Tuesday, January 21, 2014

MLK Day of Service and Revisionist History

Yesterday, the family spent the day at the West Duwamish Greenbelt planting native species, shoveling and schlepping mulch, and uprooting blackberries.  One of Peter's teachers suggested the idea as a service project for Martin Luther King, Jr. Day.  A handful of families showed at this event sponsored by the Nature Consortium.  We worked alongside 250 or so other people -- mostly high school and college students.  This was double the number of people they had the year before.

The kids were reluctant to go.  The boy was not excited when he arrived and saw only one other classmate there.  The promise of free pizza at the end of the day brightened his mood, and he joined the other boy.  They shared a shovel and began to dig holes for plants.  After the plants were in the ground, we moved the mulch.  I sweated out a Snapple I had back in 1996, and my back aches today from yesterday's work.  My daughter insisted on pulling out a blackberry rootball on her own.  When I asked to help her, she declined.  "No.  Some other person helped me earlier and they took all of the glory for my giant rootball."  Persistence and independence--I suppose those are two good attributes to show on MLK Day.  And yes, there was posturing over who got the largest rootball.

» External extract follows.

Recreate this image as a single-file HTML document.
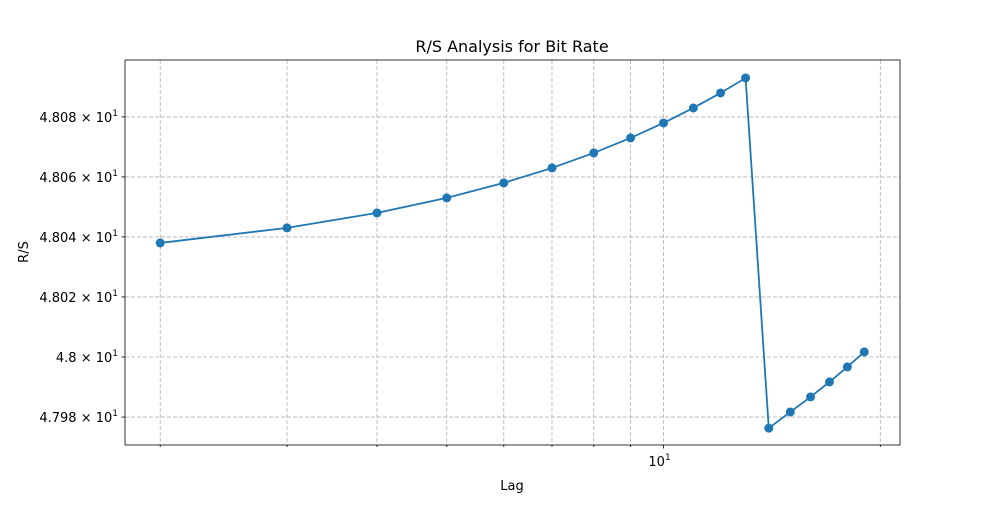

I hope this Day of Service becomes a habit for my family.   I remember those moments of service in my childhood and early years most vividly.  When I was in high school, we visited the Open Shelter, playing bingo with people who were hard on their luck or were suffering from addiction.  On man was a painter who couldn't find work.  He was in Columbus looking for a job, while his family lived in a small town hours away.  Remembering the work we did at the Open Shelter has a bigger impact on me now than it did then.


I hope my kids look back on this with revisionist history and see yesterday as a time when they gave back to the community, not as a time they missed out on fun.  We didn't spend the day skiing or playing video games.  We didn't take a trip out of town.  We spent four hours moving the earth alongside 250 other people in honor of man who tried to make the world a better place for everyone.